Search This Blog

Friday, October 8, 2021

Antivax Chiropractors

 In The Politics of Autism, I analyze the discredited notion that vaccines cause autism. This bogus idea can hurt people by allowing diseases to spread  And among those diseases could be COVID-19.

Michelle R. Smith, Scott Bauer, and Mike Catalini at AP report that some chiropractos have pushed antivax misinformation.

They have touted their supplements as alternatives to vaccines, written doctor’s notes to allow patients to get out of mask and immunization mandates, donated large sums of money to anti-vaccine organizations and sold anti-vaccine ads on Facebook and Instagram, the AP discovered. One chiropractor gave thousands of dollars to a Super PAC that hosted an anti-vaccine, pro-Donald Trump rally near the U.S. Capitol on Jan. 6.

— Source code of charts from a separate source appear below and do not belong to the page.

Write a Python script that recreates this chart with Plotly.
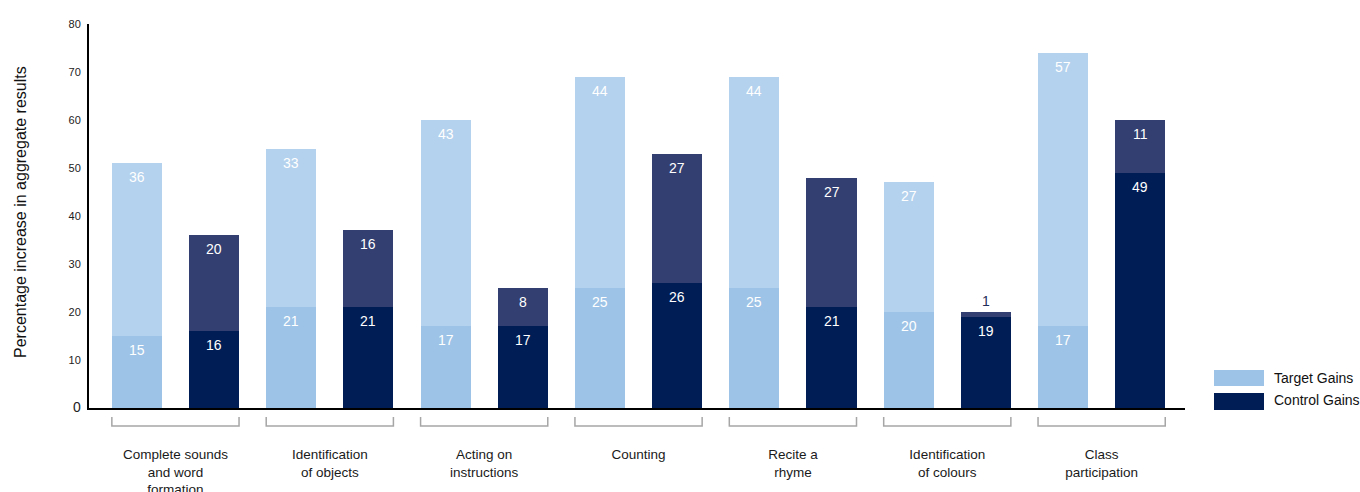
import plotly.graph_objects as go

categories = ["Complete sounds<br>and word<br>formation", "Identification<br>of objects",
              "Acting on<br>instructions", "Counting", "Recite a<br>rhyme",
              "Identification<br>of colours", "Class<br>participation"]
target_base = [15, 21, 17, 25, 25, 20, 17]
target_gain = [36, 33, 43, 44, 44, 27, 57]
control_base = [16, 21, 17, 26, 21, 19, 49]
control_gain = [20, 16, 8, 27, 27, 1, 11]
y_ticks = [0, 10, 20, 30, 40, 50, 60, 70, 80]

FONT = "Liberation Sans, Arial, sans-serif"
C_T_BASE = "#9DC3E6"
C_T_GAIN = "#B4D1ED"
C_C_BASE = "#001E55"
C_C_GAIN = "#333F70"

n = len(categories)
xt = [i - 0.25 for i in range(n)]
xc = [i + 0.25 for i in range(n)]
W = 0.324

L, R, T, B = 89, 175, 24, 84
PW = 1360 - L - R
PH = 492 - T - B

def px_y(p):
    return (492 - B - p) / PH

def px_x(p):
    return (p - L) / PW

fig = go.Figure()
annotations = []
for x, base, vals, col, name in [(xt, None, target_base, C_T_BASE, "Target Gains"),
                                 (xt, target_base, target_gain, C_T_GAIN, "Target"),
                                 (xc, None, control_base, C_C_BASE, "Control Gains"),
                                 (xc, control_base, control_gain, C_C_GAIN, "Control")]:
    fig.add_trace(go.Bar(
        x=x, y=vals, width=W, marker=dict(color=col, line=dict(width=0)),
        name=name, showlegend=False, hoverinfo="name+y"))
    for j, v in enumerate(vals):
        top = v + (base[j] if base else 0)
        if v < 3:
            annotations.append(dict(text=str(v), x=x[j], y=top, xref="x", yref="y",
                                    xanchor="center", yanchor="bottom", yshift=1,
                                    showarrow=False,
                                    font=dict(family=FONT, size=14, color="#1F2D5A")))
        else:
            annotations.append(dict(text=str(v), x=x[j], y=top, xref="x", yref="y",
                                    xanchor="center", yanchor="top", yshift=-4,
                                    showarrow=False,
                                    font=dict(family=FONT, size=14, color="white")))

shapes = []
for i in range(n):
    l, r = i - 0.412, i + 0.412
    shapes.append(dict(type="path", xref="x", yref="paper",
                       path=f"M {l},{px_y(417)} L {l},{px_y(426)} L {r},{px_y(426)} L {r},{px_y(417)}",
                       line=dict(color="#A6A6A6", width=1.5)))

# legend swatches
shapes.append(dict(type="rect", xref="paper", yref="paper", x0=px_x(1214), x1=px_x(1264),
                   y0=px_y(386), y1=px_y(370), fillcolor=C_T_BASE, line=dict(width=0)))
shapes.append(dict(type="rect", xref="paper", yref="paper", x0=px_x(1214), x1=px_x(1264),
                   y0=px_y(410), y1=px_y(393), fillcolor=C_C_BASE, line=dict(width=0)))

annotations += [
    dict(text="Target Gains", xref="paper", yref="paper", x=px_x(1272), y=px_y(378),
         xanchor="left", yanchor="middle", showarrow=False,
         font=dict(family=FONT, size=14, color="#111111")),
    dict(text="Control Gains", xref="paper", yref="paper", x=px_x(1272), y=px_y(400),
         xanchor="left", yanchor="middle", showarrow=False,
         font=dict(family=FONT, size=14, color="#111111")),
    dict(text="Percentage increase in aggregate results", xref="paper", yref="paper",
         x=px_x(20), y=px_y(212), xanchor="center", yanchor="middle", textangle=-90,
         showarrow=False, font=dict(family=FONT, size=16, color="#111111")),
]

ticktext = ['<span style="font-size:14px">0</span>'] + [str(v) for v in y_ticks[1:]]

fig.update_layout(
    width=1360, height=492, barmode="stack", bargap=0,
    plot_bgcolor="white", paper_bgcolor="white",
    margin=dict(l=L, r=R, t=T, b=B, autoexpand=False),
    font=dict(family=FONT, color="#222222"),
    shapes=shapes, annotations=annotations,
    xaxis=dict(range=[-0.56, 6.54], tickvals=list(range(n)), ticktext=categories,
               showline=True, linecolor="black", linewidth=2, showgrid=False,
               zeroline=False, ticks="", ticklabelstandoff=33,
               tickfont=dict(family=FONT, size=13.5, color="#1a1a1a")),
    yaxis=dict(range=[0, 80], tickvals=y_ticks, ticktext=ticktext,
               showline=True, linecolor="black", linewidth=2, showgrid=False,
               zeroline=False, ticks="", ticklabelstandoff=4,
               tickfont=dict(family=FONT, size=11, color="#222222")),
)

fig.write_html("out.html")
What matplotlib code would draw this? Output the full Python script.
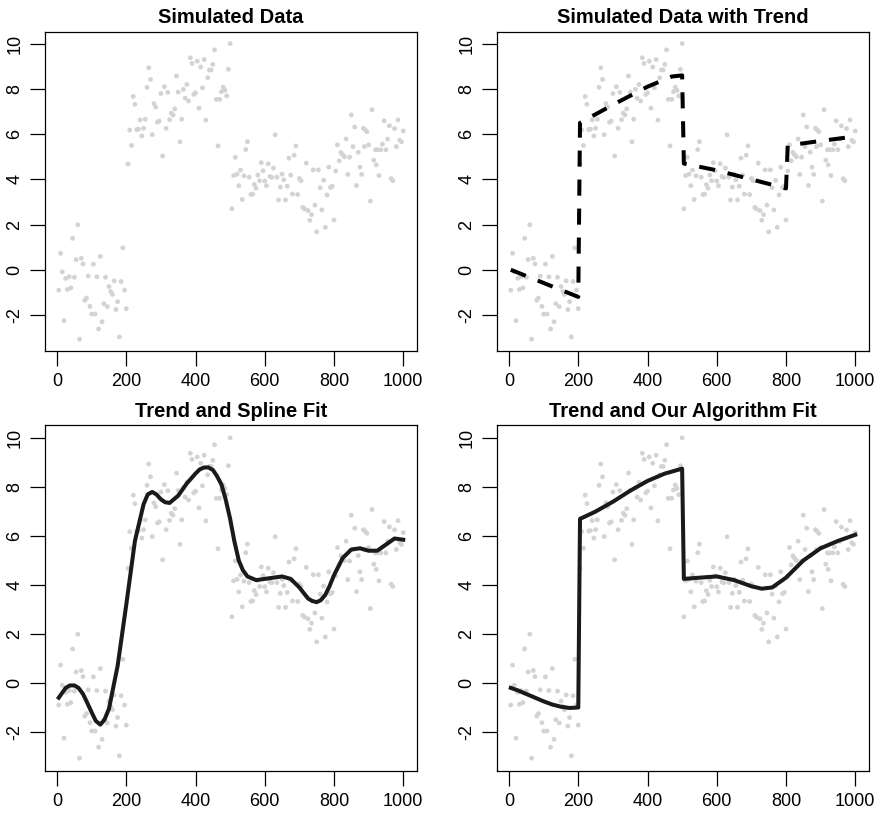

 “People trust them. They trust their authority, but they also feel like they’re a nice alternative to traditional medicine,” said Erica DeWald of Vaccinate Your Family, who tracks figures in the anti-vaccine movement. “Mainstream medicine will refer people out to a chiropractor not knowing that they could be exposed to misinformation. You go because your back hurts, and then suddenly you don’t want to vaccinate your kids.”

The purveyors of vaccine misinformation represent a small but vocal minority of the nation's 70,000 chiropractors, many of whom advocate for vaccines. In some places, chiropractors have helped organize vaccine clinics or been authorized to give COVID-19 shots.

Even before the pandemic, many chiropractors became active in the so-called “health freedom” movement, advocating in state legislatures from Massachusetts to South Dakota to allow more people to skip vaccinations.


Nebraska chiropractor Ben Tapper landed on the “Disinformation Dozen,” a list compiled by the Center for Countering Digital Hate, which says he is among the small group of people responsible for nearly two-thirds of anti-vaccine content online. Tapper went viral with posts downplaying the dangers of COVID-19, criticizing “Big Pharma,” and stoking fears of the vaccine.


On the West Coast, a chiropractic seminar and expo called Cal Jam, run by chiropractor Billy DeMoss, said in 2019 it raised a half-million dollars for a group led by one of the world’s most prominent anti-vaccine activists, Robert F. Kennedy Jr. Photographs posted online show DeMoss and others presenting Kennedy with a giant check for $500,000. The check’s signature line read “Chiropractic Rebels.”


Beth Clay, executive director of the International Chiropractors Association, said in an email that the group “takes no official position” on vaccines, but when asked whether its formal policy statement had been rescinded, she replied that it “technically” remained official. The group’s policy statements were scheduled to be reviewed in the next 18 months, she said.

Clay has been an anti-vaccine activist for decades, DeWald said. In articles for the website of Kennedy’s group in 2019, she downplayed the danger of measles and pushed a link between vaccines and autism, a claim that is unsupported by science and has been widely debunked.